▸ **AIM OF THE EXERCISE**
Set down each record below precisely, skipping the pictures.
— Start ENTRIES SHOWN —
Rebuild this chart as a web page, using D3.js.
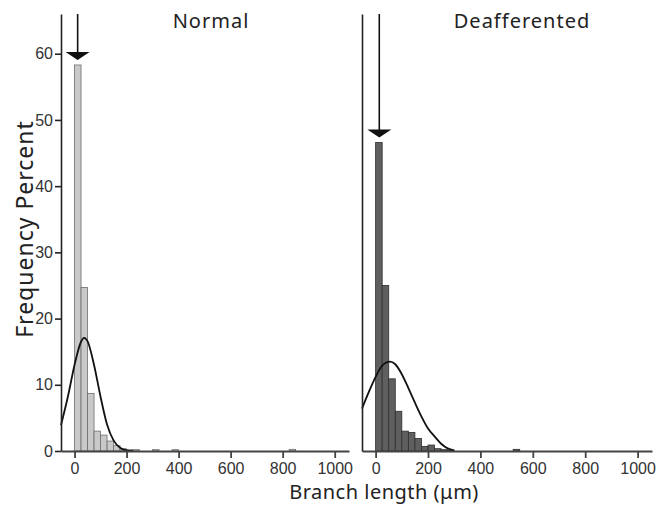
<!DOCTYPE html>
<html>
<head>
<meta charset="utf-8">
<script src="https://cdn.jsdelivr.net/npm/d3@7"></script>
<style>
  body { margin: 0; background: #fff; }
  .tick text { font-family: "Liberation Sans Narrow", "Liberation Sans", Arial, sans-serif; font-size: 16px; fill: #333; }
  .label { font-family: "Noto Sans", "Open Sans", sans-serif; fill: #222; }
</style>
</head>
<body>
<div class="vis"></div>
<script>
// frame
const FRAME_WIDTH = 669;
const FRAME_HEIGHT = 506;
const TOP = 14, BOTTOM = 451;
const PANELS = [{left: 61, right: 349}, {left: 362, right: 652}];

// data
const panelNames = ['Normal', 'Deafferented'];
const binWidth = 25;
const normalBins = [0, 25, 50, 75, 100, 125, 150, 175, 200, 225, 300, 375, 825];
const normalPct = [58.3, 24.7, 8.7, 3.0, 2.4, 1.5, 0.8, 0.35, 0.2, 0.2, 0.2, 0.2, 0.25];
const deafBins = [0, 25, 50, 75, 100, 125, 150, 175, 200, 225, 250, 275, 525];
const deafPct = [46.6, 25.0, 10.9, 6.0, 3.0, 2.8, 1.9, 0.7, 0.9, 0.35, 0.2, 0.1, 0.25];

// fitted curves, points
const normalCurveX = [-52, -25, 0, 25, 37, 50, 75, 100, 125, 150, 175, 200, 225];
const normalCurveY = [3.9, 8.3, 13.0, 16.5, 17.1, 16.6, 13.0, 8.2, 4.0, 1.6, 0.5, 0.1, 0];
const deafCurveX = [-52, -25, 0, 25, 55, 75, 100, 125, 150, 175, 200, 225, 250, 275, 300];
const deafCurveY = [6.4, 9.0, 11.2, 12.9, 13.5, 13.1, 11.6, 9.5, 7.3, 5.2, 3.4, 2.2, 1.1, 0.4, 0.1];

// arrow markers (median)
const arrowX = [12, 14];

const xTicks = [0, 200, 400, 600, 800, 1000];
const yTicks = [0, 10, 20, 30, 40, 50, 60];
const X_DOMAIN = [-52, 1055];
const Y_DOMAIN = [0, 66];

const panelData = [
  {bins: normalBins, pct: normalPct, cx: normalCurveX, cy: normalCurveY, fill: '#c9c9c9', stroke: '#6e6e6e'},
  {bins: deafBins, pct: deafPct, cx: deafCurveX, cy: deafCurveY, fill: '#5f5f5f', stroke: '#2e2e2e'}
];

const svg = d3.select('.vis')
  .append('svg')
    .attr('width', FRAME_WIDTH)
    .attr('height', FRAME_HEIGHT);

const yscale = d3.scaleLinear().domain(Y_DOMAIN).range([BOTTOM, TOP]);

panelData.forEach((p, i) => {
  const xscale = d3.scaleLinear().domain(X_DOMAIN).range([PANELS[i].left, PANELS[i].right]);

  // bars
  svg.append('g').selectAll('rect')
    .data(p.bins.map((b, j) => ({start: b, v: p.pct[j]})))
    .enter().append('rect')
      .attr('x', d => xscale(d.start))
      .attr('y', d => yscale(d.v))
      .attr('width', d => xscale(d.start + binWidth) - xscale(d.start))
      .attr('height', d => BOTTOM - yscale(d.v))
      .attr('fill', p.fill)
      .attr('stroke', p.stroke)
      .attr('stroke-width', 0.8);

  // curve
  const line = d3.line()
    .x(d => xscale(d[0]))
    .y(d => yscale(d[1]))
    .curve(d3.curveMonotoneX);
  svg.append('path')
    .datum(p.cx.map((x, j) => [x, p.cy[j]]))
    .attr('d', line)
    .attr('fill', 'none')
    .attr('stroke', '#111')
    .attr('stroke-width', 1.8);

  // x axis
  const xAxis = svg.append('g')
    .attr('transform', 'translate(0,' + BOTTOM + ')')
    .call(d3.axisBottom(xscale).tickValues(xTicks).tickFormat(d3.format('d'))
      .tickSize(7).tickSizeOuter(0).tickPadding(5));
  xAxis.select('.domain').attr('stroke', '#444').attr('stroke-width', 2);
  xAxis.selectAll('.tick line').attr('stroke', '#444').attr('stroke-width', 1.8);

  // y axis
  const yAxis = svg.append('g')
    .attr('transform', 'translate(' + PANELS[i].left + ',0)')
    .call(d3.axisLeft(yscale).tickValues(i == 0 ? yTicks : []).tickSize(6).tickSizeOuter(0).tickPadding(2));
  yAxis.select('.domain').attr('stroke', '#222').attr('stroke-width', 1.6);
  yAxis.selectAll('.tick line').attr('stroke', '#222').attr('stroke-width', 1.6);

  // arrow
  const ax = xscale(arrowX[i]);
  const tip = yscale(d3.max(p.pct)) - 5;
  svg.append('line')
    .attr('x1', ax).attr('x2', ax)
    .attr('y1', TOP).attr('y2', tip - 5)
    .attr('stroke', '#111').attr('stroke-width', 1.6);
  svg.append('path')
    .attr('d', 'M' + (ax - 12) + ',' + (tip - 8) + 'L' + (ax + 12) + ',' + (tip - 8) + 'L' + ax + ',' + tip + 'Z')
    .attr('fill', '#111');

  // panel title
  svg.append('text')
    .attr('class', 'label')
    .attr('x', i == 0 ? 211 : 522)
    .attr('y', 28)
    .attr('text-anchor', 'middle')
    .attr('font-size', '20px')
    .attr('letter-spacing', '1px')
    .text(panelNames[i]);
});

// axis labels
svg.append('text')
  .attr('class', 'label')
  .attr('transform', 'translate(33,229) rotate(-90)')
  .attr('text-anchor', 'middle')
  .attr('font-size', '23px')
  .attr('letter-spacing', '1px')
  .text('Frequency Percent');

svg.append('text')
  .attr('class', 'label')
  .attr('x', 384)
  .attr('y', 499)
  .attr('text-anchor', 'middle')
  .attr('font-size', '20px')
  .attr('letter-spacing', '0.5px')
  .text('Branch length (μm)');
</script>
</body>
</html>
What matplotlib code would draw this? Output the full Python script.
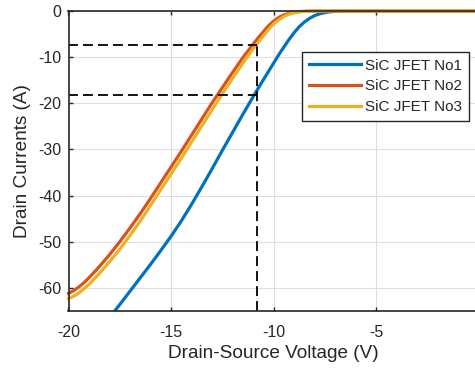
— End ENTRIES SHOWN —
▸ **RESPONSE TO THIS TASK**
Rebuild this chart as a web page, using D3.js.
<!DOCTYPE html>
<html>
<head>
<meta charset="utf-8">
<script src="https://cdn.jsdelivr.net/npm/d3@7"></script>
<style>
  body { margin: 0; background: #fff; }
  .tick text { font-family: "Liberation Sans Narrow", "Liberation Sans", Arial, sans-serif; font-size: 16px; fill: #333; }
  .label { font-family: "Noto Sans", "Open Sans", sans-serif; fill: #222; }
</style>
</head>
<body>
<div class="vis"></div>
<script>
// frame
const FRAME_WIDTH = 669;
const FRAME_HEIGHT = 506;
const TOP = 14, BOTTOM = 451;
const PANELS = [{left: 61, right: 349}, {left: 362, right: 652}];

// data
const panelNames = ['Normal', 'Deafferented'];
const binWidth = 25;
const normalBins = [0, 25, 50, 75, 100, 125, 150, 175, 200, 225, 300, 375, 825];
const normalPct = [58.3, 24.7, 8.7, 3.0, 2.4, 1.5, 0.8, 0.35, 0.2, 0.2, 0.2, 0.2, 0.25];
const deafBins = [0, 25, 50, 75, 100, 125, 150, 175, 200, 225, 250, 275, 525];
const deafPct = [46.6, 25.0, 10.9, 6.0, 3.0, 2.8, 1.9, 0.7, 0.9, 0.35, 0.2, 0.1, 0.25];

// fitted curves, points
const normalCurveX = [-52, -25, 0, 25, 37, 50, 75, 100, 125, 150, 175, 200, 225];
const normalCurveY = [3.9, 8.3, 13.0, 16.5, 17.1, 16.6, 13.0, 8.2, 4.0, 1.6, 0.5, 0.1, 0];
const deafCurveX = [-52, -25, 0, 25, 55, 75, 100, 125, 150, 175, 200, 225, 250, 275, 300];
const deafCurveY = [6.4, 9.0, 11.2, 12.9, 13.5, 13.1, 11.6, 9.5, 7.3, 5.2, 3.4, 2.2, 1.1, 0.4, 0.1];

// arrow markers (median)
const arrowX = [12, 14];

const xTicks = [0, 200, 400, 600, 800, 1000];
const yTicks = [0, 10, 20, 30, 40, 50, 60];
const X_DOMAIN = [-52, 1055];
const Y_DOMAIN = [0, 66];

const panelData = [
  {bins: normalBins, pct: normalPct, cx: normalCurveX, cy: normalCurveY, fill: '#c9c9c9', stroke: '#6e6e6e'},
  {bins: deafBins, pct: deafPct, cx: deafCurveX, cy: deafCurveY, fill: '#5f5f5f', stroke: '#2e2e2e'}
];

const svg = d3.select('.vis')
  .append('svg')
    .attr('width', FRAME_WIDTH)
    .attr('height', FRAME_HEIGHT);

const yscale = d3.scaleLinear().domain(Y_DOMAIN).range([BOTTOM, TOP]);

panelData.forEach((p, i) => {
  const xscale = d3.scaleLinear().domain(X_DOMAIN).range([PANELS[i].left, PANELS[i].right]);

  // bars
  svg.append('g').selectAll('rect')
    .data(p.bins.map((b, j) => ({start: b, v: p.pct[j]})))
    .enter().append('rect')
      .attr('x', d => xscale(d.start))
      .attr('y', d => yscale(d.v))
      .attr('width', d => xscale(d.start + binWidth) - xscale(d.start))
      .attr('height', d => BOTTOM - yscale(d.v))
      .attr('fill', p.fill)
      .attr('stroke', p.stroke)
      .attr('stroke-width', 0.8);

  // curve
  const line = d3.line()
    .x(d => xscale(d[0]))
    .y(d => yscale(d[1]))
    .curve(d3.curveMonotoneX);
  svg.append('path')
    .datum(p.cx.map((x, j) => [x, p.cy[j]]))
    .attr('d', line)
    .attr('fill', 'none')
    .attr('stroke', '#111')
    .attr('stroke-width', 1.8);

  // x axis
  const xAxis = svg.append('g')
    .attr('transform', 'translate(0,' + BOTTOM + ')')
    .call(d3.axisBottom(xscale).tickValues(xTicks).tickFormat(d3.format('d'))
      .tickSize(7).tickSizeOuter(0).tickPadding(5));
  xAxis.select('.domain').attr('stroke', '#444').attr('stroke-width', 2);
  xAxis.selectAll('.tick line').attr('stroke', '#444').attr('stroke-width', 1.8);

  // y axis
  const yAxis = svg.append('g')
    .attr('transform', 'translate(' + PANELS[i].left + ',0)')
    .call(d3.axisLeft(yscale).tickValues(i == 0 ? yTicks : []).tickSize(6).tickSizeOuter(0).tickPadding(2));
  yAxis.select('.domain').attr('stroke', '#222').attr('stroke-width', 1.6);
  yAxis.selectAll('.tick line').attr('stroke', '#222').attr('stroke-width', 1.6);

  // arrow
  const ax = xscale(arrowX[i]);
  const tip = yscale(d3.max(p.pct)) - 5;
  svg.append('line')
    .attr('x1', ax).attr('x2', ax)
    .attr('y1', TOP).attr('y2', tip - 5)
    .attr('stroke', '#111').attr('stroke-width', 1.6);
  svg.append('path')
    .attr('d', 'M' + (ax - 12) + ',' + (tip - 8) + 'L' + (ax + 12) + ',' + (tip - 8) + 'L' + ax + ',' + tip + 'Z')
    .attr('fill', '#111');

  // panel title
  svg.append('text')
    .attr('class', 'label')
    .attr('x', i == 0 ? 211 : 522)
    .attr('y', 28)
    .attr('text-anchor', 'middle')
    .attr('font-size', '20px')
    .attr('letter-spacing', '1px')
    .text(panelNames[i]);
});

// axis labels
svg.append('text')
  .attr('class', 'label')
  .attr('transform', 'translate(33,229) rotate(-90)')
  .attr('text-anchor', 'middle')
  .attr('font-size', '23px')
  .attr('letter-spacing', '1px')
  .text('Frequency Percent');

svg.append('text')
  .attr('class', 'label')
  .attr('x', 384)
  .attr('y', 499)
  .attr('text-anchor', 'middle')
  .attr('font-size', '20px')
  .attr('letter-spacing', '0.5px')
  .text('Branch length (μm)');
</script>
</body>
</html>
What matplotlib code would draw this? Output the full Python script.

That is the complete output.